There are pictures of her son and daughter all throughout her living room. There’s not a single picture of Todd Calvin. No trace of his existence in the house.

“Was he a good father?” Darlene asks herself. “I can’t answer that. The minute he stepped foot on the plane, the minute he agreed to go on this trip, he stomped his foot on something beautiful and he threw it away. He threw away every memory I cared to still have.”

She says that she and her kids talk about it from time to time. They curl up on the couch or in her bed, and she asks them if they have any questions. They’re at the age when it’s hard enough to understand normal sexual issues, much less the idea of pedophilia. Trying to understand it in context of their father—that’s going to take time.

About one thing she is sure; however: “I am very comfortable that he did not abuse my children either sexually or in any other way. We really were a separate part of his life.

“During that week that I had my children ’sequestered,’ they spent time with FBI counselors who are trained in these issues … They didn’t interrogate them, but they talked to my kids at length and we’re all comfortable that he never directly abused them. There may have been something they saw on his desk or in a closet—we can never be sure—but as sure as we can be, there’s nothing to suggest he abused them in any way, or any kids who may have been here for a sleepover or playing with my kids. But it may have just been a matter of time.”

She says people have asked her whether she divorced Todd because of what he was doing. “That’s so insulting,” she says, “like I would send my kids off with him every other weekend and I wouldn’t turn him in in the first place. Others have asked, ’How could you miss that? How could you not know?’ And the truth is I don’t blame them for asking that, because I ask that every night. I go through moments and memories in our lives and I ask at what point it was present? Could I have seen it? How deep inside him was it? And will my children ever wonder, ’How could you send us there? How could you not know?’”

When she heard about the items in his home and office, Darlene wondered if they were in her house when he was. She feels like she’s interrogating herself.

“He didn’t go through my old bags in storage with my old cheerleading outfits any more than I went through his old boxes from his childhood. Do other married people go through each other’s stuff? Was I supposed to? Was there something there in the top shelf of our closet? If he was a member of these organizations, was he getting newsletters? Where were they?”

At the end of it all, after all the therapy (which she still attends, periodically) and self-recriminations and questions upon questions, after months where the anger at her ex-husband was only matched by the anger at herself, Darlene came to accept that she couldn’t know. There are plenty of moments when she’s so angry she could scream or break down crying. In moments like these, she leaves the house. She goes for a walk or a drive or she sends her kids to the neighbor’s house.
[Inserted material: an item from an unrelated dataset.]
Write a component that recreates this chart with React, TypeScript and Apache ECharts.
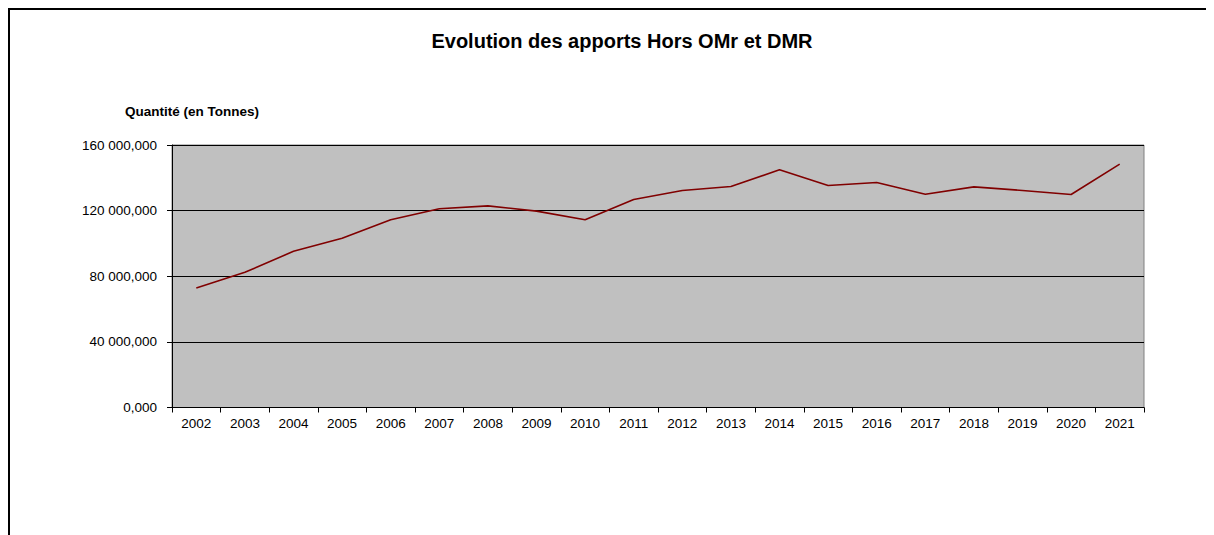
import React, { useEffect, useRef } from "react";
import * as echarts from "echarts";

const years = ["2002","2003","2004","2005","2006","2007","2008","2009","2010","2011","2012","2013","2014","2015","2016","2017","2018","2019","2020","2021"];
const quantities = [72900, 82400, 95200, 103100, 114400, 121100, 122900, 119700, 114400, 126800, 132300, 134700, 144900, 135300, 137100, 130000, 134500, 132300, 129800, 148300];
const yTicks = { min: 0, max: 160000, interval: 40000 };
const titleText = "Evolution des apports Hors OMr et DMR";
const yName = "Quantité (en Tonnes)";

function fmt(v: number): string {
  const s = Math.round(v).toString().replace(/\B(?=(\d{3})+(?!\d))/g, " ");
  return s + ",000";
}

const FONT = "Arial, 'Liberation Sans', sans-serif";

export default function App() {
  const ref = useRef<HTMLDivElement>(null);
  useEffect(() => {
    document.documentElement.style.overflow = "hidden";
    const chart = echarts.init(ref.current!, null, { renderer: "svg" });
    chart.setOption({
      animation: false,
      graphic: [
        {
          type: "text",
          x: 612,
          y: 31,
          style: {
            text: titleText,
            font: "bold 20px Arial, 'Liberation Sans', sans-serif",
            fill: "#000",
            textAlign: "center",
            textVerticalAlign: "middle",
          },
        },
        {
          type: "text",
          x: 115,
          y: 101,
          style: {
            text: yName,
            font: "bold 13.5px Arial, 'Liberation Sans', sans-serif",
            fill: "#000",
            textAlign: "left",
            textVerticalAlign: "middle",
          },
        },
      ],
      grid: {
        left: 162,
        top: 135,
        width: 972,
        height: 262.5,
        show: true,
        backgroundColor: "#c0c0c0",
        borderColor: "#808080",
        borderWidth: 1,
      },
      xAxis: {
        type: "category",
        data: years,
        boundaryGap: true,
        axisLine: { show: true, lineStyle: { color: "#000", width: 1 } },
        axisTick: { show: true, alignWithLabel: false, length: 5, lineStyle: { color: "#000" } },
        axisLabel: {
          color: "#000",
          fontSize: 13.5,
          fontFamily: FONT,
          margin: 9,
          interval: 0,
        },
        splitLine: { show: false },
      },
      yAxis: {
        type: "value",
        min: yTicks.min,
        max: yTicks.max,
        interval: yTicks.interval,
        axisLine: { show: true, lineStyle: { color: "#000", width: 1 } },
        axisTick: { show: true, length: 5, lineStyle: { color: "#000" } },
        axisLabel: {
          color: "#000",
          fontSize: 13.5,
          fontFamily: FONT,
          margin: 15,
          formatter: (v: number) => fmt(v),
        },
        splitLine: { show: true, lineStyle: { color: "#000", width: 1 } },
      },
      series: [
        {
          type: "line",
          data: quantities,
          symbol: "none",
          lineStyle: { color: "#800000", width: 1.6 },
        },
      ],
    });
    return () => chart.dispose();
  }, []);
  return (
    <div style={{ width: 1240, height: 600, border: "2px solid #000", boxSizing: "border-box" }}>
      <div ref={ref} style={{ width: 1236, height: 596 }} />
    </div>
  );
}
She’s spent entire afternoons—the bad days—staring at White Rock Lake.

Despite the concern that Todd’s estate won’t be able to keep its financial commitments, Darlene quit her job at the elementary school because she had to spend more time with her children. “They only know what they see from me,” she says. “If I’m not strong, they won’t know how to be. They won’t know how to be strong unless they see the one person they trust be strong. So I choose to be strong. I choose to let them see me being strong, so that they can be.

“I’ve gotten to the point where I’m ready to move ahead with the new chapter in my life. I won’t live in grief, and I won’t live in anger.”

IN SAN DIEGO, TODD CALVIN’S CASE IS pending in the U.S. District Court for Southern California. He and his lawyer, Elizabeth Missakian, declined to be interviewed for this article. Through court petitions, he has argued that the government violated his first-amendment rights (and fourth and fifth), and that by sending an undercover agent to the Miami NAMBLA convention without reasonable suspicion of illegal activities, it entrapped him. No trial date has been set.